Starbucks Workers and the Community

Starbucks Unions Workers

             New Orleans      I don’t drink Starbucks coffee, unless I have to do so, like being stuck in an airport or something.   It’s neither fair trade nor do they serve my New Orleans favorite coffee-and-chicory. It always tastes a little burned, even to what’s left of my taste buds.  There’s one around the corner from our building.  I’ve never crossed the threshold.  On the other hand, we open our hall some nights for the workers there to meet since they are organizing a union now and seeking to join the other 375 stores that have voted to be represented by Workers United, SEIU.  You know how it is, I don’t like the coffee, but I love the workers.

One thing and others led me into a conversation with a bunch of Starbucks’ activists and in-shop organizers.  It was interesting.  I wasn’t sure what they wanted to talk about or exactly why they invited me to join them for a minute, but I was glad to jump on and ride with them a bit.  They wanted to know about ACORN and how we approached community organizing.  This was a young group that didn’t know ACORN except by rumor and legend, if at all.  Needless to say, it was also the first experience with a union many, maybe all of them, had ever had until becoming baristas for Starbucks.  I mainly talked about our support and experience for community union or community-labor alliances.  I discussed our experience with Walmart from 2005 forward in a coalition of ACORN, SEIU, UFCW, and the AFL-CIO and what we learned that might help them think about their own situation in trying to convert their shop election victories into something more.

Interestingly, the questions seem to bunch up around how to reconcile the counter staff that tended to blend minority and working class young and older folks who were there for a job with a more political, young, educated, and woke a bunch of other baristas.  I gathered for the discussion that there was a certain bridge that they needed to build in their stores, but that this same gulf also came to how they viewed the community.  Like everyone, I had followed their two years of victories in elections and frustrations both legally and at the bargaining table with Starbucks, but as an informed bystander had never really tried to put myself in the organizer’s shoes.

Nonetheless, on these questions, I found myself arguing that they really needed to have a program to reach out for support to the communities where their stores were located, not just to their affinity groups and social media friends.  From our experience of running Fair Grinds Coffeehouse, I argued that 80% or more of the customers were consistent comebacks drawn from the community, even in an Airbnb and tourist area like New Orleans and Faubourg St. John.  Furthermore, baristas knew their regulars, and there were always other coffeehouses ready to serve them, if they didn’t come to us.  The same thing must be true for Starbucks, I thought.  What would happen if in fact the baristas canvassed their community deeply to gain support, and did so on a national basis, asking customers and neighbors to support other coffeehouses until they won justice on their jobs?  I remember a successful campaign for Chicago homecare workers when we couldn’t settle a contract at a recalcitrant company, and our homecare workers moved themselves and their clients to union homes and away from the holdout.  Sure, a barista and a homecare worker have different relationships with their clients, but even weak links can be strengthened with work.

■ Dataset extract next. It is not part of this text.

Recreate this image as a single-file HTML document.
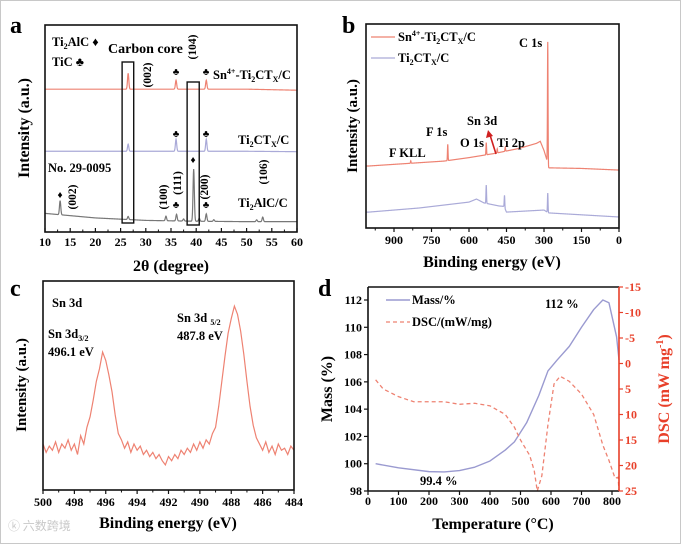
<!DOCTYPE html>
<html><head><meta charset="utf-8"><style>
html,body{margin:0;padding:0;background:#fff;}
svg{display:block;font-family:"Liberation Serif",serif;font-weight:bold;}
</style></head><body>
<svg id="fig" width="683" height="544" viewBox="0 0 683 544" xmlns="http://www.w3.org/2000/svg">
<rect x="0.5" y="0.5" width="680" height="543" fill="#fff" stroke="#c8c8c8"/>
<g font-size="24">
<text x="10" y="33">a</text>
<text x="342" y="33">b</text>
<text x="10" y="296">c</text>
<text x="318" y="296">d</text>
</g>
<g id="pa"></g>
<g id="pb"></g>
<g id="pc"></g>
<g id="pd"></g>

<g font-size="12.5">
<text transform="translate(29,128) rotate(-90)" font-size="16" text-anchor="middle">Intensity (a.u.)</text>
<text x="171" y="271" font-size="16" text-anchor="middle">2θ (degree)</text>
<text x="52" y="46">Ti<tspan font-size="8" dy="3">2</tspan><tspan dy="-3">AlC ♦</tspan></text>
<text x="52" y="66">TiC ♣</text>
<text x="108" y="53" font-size="14">Carbon core</text>
<text x="213" y="79">Sn<tspan font-size="8" dy="-5">4+</tspan><tspan dy="5">-Ti</tspan><tspan font-size="8" dy="3">2</tspan><tspan dy="-3">CT</tspan><tspan font-size="8" dy="3">X</tspan><tspan dy="-3">/C</tspan></text>
<text x="238" y="144">Ti<tspan font-size="8" dy="3">2</tspan><tspan dy="-3">CT</tspan><tspan font-size="8" dy="3">X</tspan><tspan dy="-3">/C</tspan></text>
<text x="238" y="207">Ti<tspan font-size="8" dy="3">2</tspan><tspan dy="-3">AlC/C</tspan></text>
<text x="48" y="172">No. 29-0095</text>
<text transform="translate(151,75) rotate(-90)" text-anchor="middle" font-size="11.5">(002)</text>
<text transform="translate(196,47) rotate(-90)" text-anchor="middle" font-size="11.5">(104)</text>
<text transform="translate(76,197) rotate(-90)" text-anchor="middle" font-size="11.5">(002)</text>
<text transform="translate(167,197) rotate(-90)" text-anchor="middle" font-size="11.5">(100)</text>
<text transform="translate(181,183) rotate(-90)" text-anchor="middle" font-size="11.5">(111)</text>
<text transform="translate(208,187) rotate(-90)" text-anchor="middle" font-size="11.5">(200)</text>
<text transform="translate(267,172) rotate(-90)" text-anchor="middle" font-size="11.5">(106)</text>
<g font-size="10" text-anchor="middle">
<text x="176" y="75">♣</text><text x="206" y="75">♣</text>
<text x="176" y="137">♣</text><text x="206" y="137">♣</text>
<text x="60" y="198">♦</text><text x="193" y="163">♦</text>
<text x="176" y="208">♣</text><text x="206" y="208">♣</text>
</g>
</g>

<g font-size="12.5">
<text transform="translate(357,126) rotate(-90)" text-anchor="middle" font-size="15">Intensity (a.u.)</text>
<text x="492" y="267" text-anchor="middle" font-size="16">Binding energy (eV)</text>
<line x1="371" y1="37" x2="395" y2="37" stroke="#ee8272" stroke-width="1.3"/>
<text x="398" y="41">Sn<tspan font-size="8" dy="-5">4+</tspan><tspan dy="5">-Ti</tspan><tspan font-size="8" dy="3">2</tspan><tspan dy="-3">CT</tspan><tspan font-size="8" dy="3">X</tspan><tspan dy="-3">/C</tspan></text>
<line x1="371" y1="58" x2="395" y2="58" stroke="#aaaad8" stroke-width="1.3"/>
<text x="398" y="62">Ti<tspan font-size="8" dy="3">2</tspan><tspan dy="-3">CT</tspan><tspan font-size="8" dy="3">X</tspan><tspan dy="-3">/C</tspan></text>
<text x="519" y="47">C 1s</text>
<text x="467" y="125">Sn 3d</text>
<text x="426" y="136">F 1s</text>
<text x="460" y="147">O 1s</text>
<text x="497" y="147">Ti 2p</text>
<text x="389" y="157">F KLL</text>
<line x1="496" y1="154" x2="490" y2="135" stroke="#d02020" stroke-width="1.6"/>
<path d="M488,130 L486,138 L493,136 Z" fill="#d02020"/>
</g>

<g font-size="12.5">
<text transform="translate(26,385) rotate(-90)" text-anchor="middle" font-size="15">Intensity (a.u.)</text>
<text x="168" y="528" text-anchor="middle" font-size="16">Binding energy (eV)</text>
<text x="52" y="307">Sn 3d</text>
<text x="48" y="338">Sn 3d<tspan font-size="8" dy="3">3/2</tspan></text>
<text x="48" y="356">496.1 eV</text>
<text x="177" y="322">Sn 3d <tspan font-size="8" dy="3">5/2</tspan></text>
<text x="177" y="340">487.8 eV</text>
<text x="8" y="530" font-size="12" fill="#c8c8c8" font-family="Noto Sans CJK SC, sans-serif" font-weight="normal">ⓚ 六数跨境</text>
</g>

<g font-size="12.5">
<text transform="translate(332,389) rotate(-90)" text-anchor="middle" font-size="16">Mass (%)</text>
<text transform="translate(669,389) rotate(-90)" text-anchor="middle" font-size="16" fill="#e8402a">DSC (mW mg<tspan font-size="10" dy="-6">-1</tspan><tspan dy="6">)</tspan></text>
<text x="493" y="529" text-anchor="middle" font-size="16">Temperature (°C)</text>
<line x1="386" y1="300" x2="410" y2="300" stroke="#9a9ad0" stroke-width="1.4"/>
<text x="412" y="304">Mass/%</text>
<line x1="386" y1="322" x2="410" y2="322" stroke="#ee8272" stroke-width="1.3" stroke-dasharray="4,3"/>
<text x="412" y="326">DSC/(mW/mg)</text>
<text x="545" y="308">112 %</text>
<text x="420" y="485">99.4 %</text>
</g>
</svg>
<script>
// ---------- Panel a data ----------
const xrdNames = ["Sn4+-Ti2CTx/C","Ti2CTx/C","Ti2AlC/C"];
const xrdBaseX = [10,20,30,40,50,60];
const xrdBaseSn = [69,69,69,69,69,68.5];
const xrdBaseTi = [39,39,39,39,39,38.8];
const xrdBaseAl = [9,6.8,5.6,5.2,5,5];
const xrdPeakPosSn = [26.5,36.0,42.0];
const xrdPeakHSn = [7.7,4.3,4.3];
const xrdPeakPosTi = [26.5,36.0,42.0];
const xrdPeakHTi = [3.4,5.8,5.8];
const xrdPeakPosAl = [13.0,26.5,34.0,36.1,37.5,39.5,40.6,42.0,43.5,52.0,53.2];
const xrdPeakHAl = [6.8,1.5,2.2,3.2,1.0,25.2,1.5,3.6,0.8,0.9,2.2];
const xrdTicks = [10,15,20,25,30,35,40,45,50,55,60];
// ---------- Panel b data ----------
const xpsTicks = [900,750,600,450,300,150,0];
const xpsBaseESn = [1000,800,700,600,500,400,330,315,300,290,287,283,150,0];
const xpsBaseISn = [30.4,32,32.8,34.5,36.5,39,41.5,42.5,38,34,33,29.5,29.2,28.4];
const xpsPeakESn = [285,685,531,487,455,833];
const xpsPeakHSn = [60,8,6,2,2,1.2];
const xpsBaseETi = [1000,800,600,570,540,480,460,450,300,282,0];
const xpsBaseITi = [7.8,9.8,12.7,14.2,12.3,10.8,10.6,7.8,8.8,7.4,5.4];
const xpsPeakETi = [531,458,285];
const xpsPeakHTi = [9,6,9.5];
// ---------- Panel c data ----------
const snTicks = [500,498,496,494,492,490,488,486,484];
const snStart = 500, snStep = -0.2;
const snIntensity = [22,18,21,19,23,18,22,20,24,19,22,17,26,22,30,35,43,52,58,66,62,55,47,36,27,24,20,23,18,22,19,21,17,19,16,18,15,17,14,12,16,14,17,15,19,17,20,18,22,19,23,20,24,22,27,30,40,52,64,75,82,88,84,76,65,52,40,31,25,22,19,23,18,21,17,22,19,20,17,21,19];
// ---------- Panel d data ----------
const tgaT = [25,100,200,250,300,350,400,450,480,520,560,590,620,660,700,740,770,790,803,815,823];
const tgaMass = [100,99.7,99.42,99.4,99.5,99.75,100.2,101,101.6,103,105,106.8,107.6,108.6,110,111.3,112,111.8,110.5,109.3,107.6];
const dscT = [25,50,100,150,250,300,350,400,450,480,500,530,545,555,570,590,610,630,660,700,740,770,790,810,820,835];
const dscVal = [3.2,5,6.5,7.5,7.5,8,7.8,8.3,10,12.5,15,18,21,25,22,12,4,2.5,3.5,6,10,16,19,22.5,22.3,25];
const massTicks = [98,100,102,104,106,108,110,112];
const dscTicks = [-15,-10,-5,0,5,10,15,20,25];
const tempTicks = [0,100,200,300,400,500,600,700,800];

const NS="http://www.w3.org/2000/svg";
function el(parent,tag,attrs,text){const e=document.createElementNS(NS,tag);for(const k in attrs)e.setAttribute(k,attrs[k]);if(text!==undefined)e.textContent=text;parent.appendChild(e);return e;}
function interp(xs,ys,x){for(let i=0;i<xs.length-1;i++){const a=xs[i],b=xs[i+1];if((x-a)*(x-b)<=0){return ys[i]+(ys[i+1]-ys[i])*(x-a)/(b-a);}}return Math.abs(x-xs[0])<Math.abs(x-xs[xs.length-1])?ys[0]:ys[ys.length-1];}
function frame(g,l,t,r,b,name){const f=el(g,'rect',{x:l,y:t,width:r-l,height:b-t,fill:'none',stroke:'#111','stroke-width':1.6});}

// ======= Panel A =======
(function(){
const g=document.getElementById('pa');
const L=45,R=297,T=25,B=232;
const sx=v=>L+(v-10)/50*(R-L), sy=v=>B-v/100*(B-T);
const traces=[[xrdBaseSn,xrdPeakPosSn,xrdPeakHSn,'#ee8272'],[xrdBaseTi,xrdPeakPosTi,xrdPeakHTi,'#aaaad8'],[xrdBaseAl,xrdPeakPosAl,xrdPeakHAl,'#777']];
traces.forEach((tr,i)=>{let d='';for(let x=10;x<=60.001;x+=0.05){let y=interp(xrdBaseX,tr[0],x);tr[1].forEach((c,j)=>{y+=tr[2][j]*Math.exp(-Math.pow((x-c)/0.18,2));});d+=(d?'L':'M')+sx(x).toFixed(2)+','+sy(y).toFixed(2);}
const p=el(g,'path',{d:d,fill:'none',stroke:tr[3],'stroke-width':1.2});

});
frame(g,L,T,R,B,'panel-a-plot-frame');
xrdTicks.forEach(v=>{el(g,'line',{x1:sx(v),x2:sx(v),y1:B,y2:B-4,stroke:'#111','stroke-width':1.2});
const t=el(g,'text',{x:sx(v),y:B+14,'font-size':12,'text-anchor':'middle'},v);

});
for(let v=12.5;v<60;v+=5){el(g,'line',{x1:sx(v),x2:sx(v),y1:B,y2:B-2.5,stroke:'#111'});}
[[25.3,27.6,62,223],[38.2,40.6,82,225]].forEach((b,i)=>{const r=el(g,'rect',{x:sx(b[0]),y:b[2],width:sx(b[1])-sx(b[0]),height:b[3]-b[2],fill:'none',stroke:'#111','stroke-width':1.4});

});
})();

// ======= Panel B =======
(function(){
const g=document.getElementById('pb');
const L=366,R=619,T=24,B=228;
const sx=v=>R-v*0.25, sy=v=>B-v/100*(B-T);
const tr=[[xpsBaseESn,xpsBaseISn,xpsPeakESn,xpsPeakHSn,'#ee8272','xps-trace-sn-ti2ctx'],[xpsBaseETi,xpsBaseITi,xpsPeakETi,xpsPeakHTi,'#aaaad8','xps-trace-ti2ctx']];
tr.forEach(t=>{let d='';for(let e=1012;e>=0;e-=0.5){let y=interp(t[0],t[1],e);t[2].forEach((c,j)=>{y+=t[3][j]*Math.exp(-Math.pow((e-c)/1.6,2));});d+=(d?'L':'M')+sx(e).toFixed(2)+','+sy(y).toFixed(2);}
const p=el(g,'path',{d:d,fill:'none',stroke:t[4],'stroke-width':1.2});

});
frame(g,L,T,R,B,'panel-b-plot-frame');
xpsTicks.forEach(v=>{el(g,'line',{x1:sx(v),x2:sx(v),y1:B,y2:B+4,stroke:'#111','stroke-width':1.2});
const t=el(g,'text',{x:sx(v),y:B+16,'font-size':12,'text-anchor':'middle'},v);

});
for(let v=75;v<1000;v+=150){el(g,'line',{x1:sx(v),x2:sx(v),y1:B,y2:B+2.5,stroke:'#111'});}
})();

// ======= Panel C =======
(function(){
const g=document.getElementById('pc');
const L=43,R=294,T=281,B=490;
const sx=v=>L+(500-v)/16*(R-L), sy=v=>B-v/100*(B-T);
let d='';snIntensity.forEach((v,i)=>{const e=snStart+i*snStep;d+=(i?'L':'M')+sx(e).toFixed(2)+','+sy(v).toFixed(2);});
const p=el(g,'path',{d:d,fill:'none',stroke:'#ee8272','stroke-width':1.2});


frame(g,L,T,R,B,'panel-c-plot-frame');
snTicks.forEach(v=>{el(g,'line',{x1:sx(v),x2:sx(v),y1:B,y2:B+4,stroke:'#111','stroke-width':1.2});
const t=el(g,'text',{x:sx(v),y:B+16,'font-size':12,'text-anchor':'middle'},v);

});
for(let v=499;v>484;v-=2){el(g,'line',{x1:sx(v),x2:sx(v),y1:B,y2:B+2.5,stroke:'#111'});}
})();

// ======= Panel D =======
(function(){
const g=document.getElementById('pd');
const L=368,R=619,T=287,B=491;
const sx=v=>L+v*0.305;
const syM=v=>B-(v-98)*((B-300)/14);
const syD=v=>T+(v+15)/40*(B-T);
let d='';tgaT.forEach((t,i)=>{d+=(i?'L':'M')+sx(t).toFixed(2)+','+syM(tgaMass[i]).toFixed(2);});
const p=el(g,'path',{d:d,fill:'none',stroke:'#9a9ad0','stroke-width':1.4,'stroke-linejoin':'round'});


let d2='';dscT.forEach((t,i)=>{const x=Math.min(sx(t),R);d2+=(i?'L':'M')+x.toFixed(2)+','+syD(dscVal[i]).toFixed(2);});
const p2=el(g,'path',{d:d2,fill:'none',stroke:'#ee8272','stroke-width':1.3,'stroke-dasharray':'4,3'});


el(g,'line',{x1:L,y1:T,x2:L,y2:B,stroke:'#111','stroke-width':1.6});
el(g,'line',{x1:L,y1:B,x2:R,y2:B,stroke:'#111','stroke-width':1.6});
el(g,'line',{x1:L,y1:T,x2:R,y2:T,stroke:'#111','stroke-width':1.6});
el(g,'line',{x1:R,y1:T,x2:R,y2:B,stroke:'#e8402a','stroke-width':1.6});
tempTicks.forEach(v=>{el(g,'line',{x1:sx(v),x2:sx(v),y1:B,y2:B+4,stroke:'#111','stroke-width':1.2});
const t=el(g,'text',{x:sx(v),y:B+14,'font-size':12,'text-anchor':'middle'},v);

});
massTicks.forEach(v=>{el(g,'line',{x1:L-4,x2:L,y1:syM(v),y2:syM(v),stroke:'#111','stroke-width':1.2});
const t=el(g,'text',{x:L-6,y:syM(v)+4,'font-size':12,'text-anchor':'end'},v);

});
dscTicks.forEach(v=>{el(g,'line',{x1:R,x2:R+4,y1:syD(v),y2:syD(v),stroke:'#e8402a','stroke-width':1.2});
const t=el(g,'text',{x:R+6,y:syD(v)+4,'font-size':12,fill:'#e8402a'},v);

});
})();
</script>
</body></html>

Starbucks stores are located in a lot of different communities.  The press never fails to mention that the union stores are 375 and counting out of maybe 9000 US locations.  True enough, but if enough pressure from came from joining the workers’ struggle with the community in an action that was a cross between a boycott and a permanent alienation of consumers to competitors in close to 400 stores, that might put more pressure on Starbucks to settle than just another NLRB complaint.  It’s a bit of a suicide run, since, if effective, it could push many of the stores out of business, but given the high turnover of workers, including union supporters, I’m not sure that there’s that much to lose, especially when the alternative continues to be the current war of attrition and company stalemate.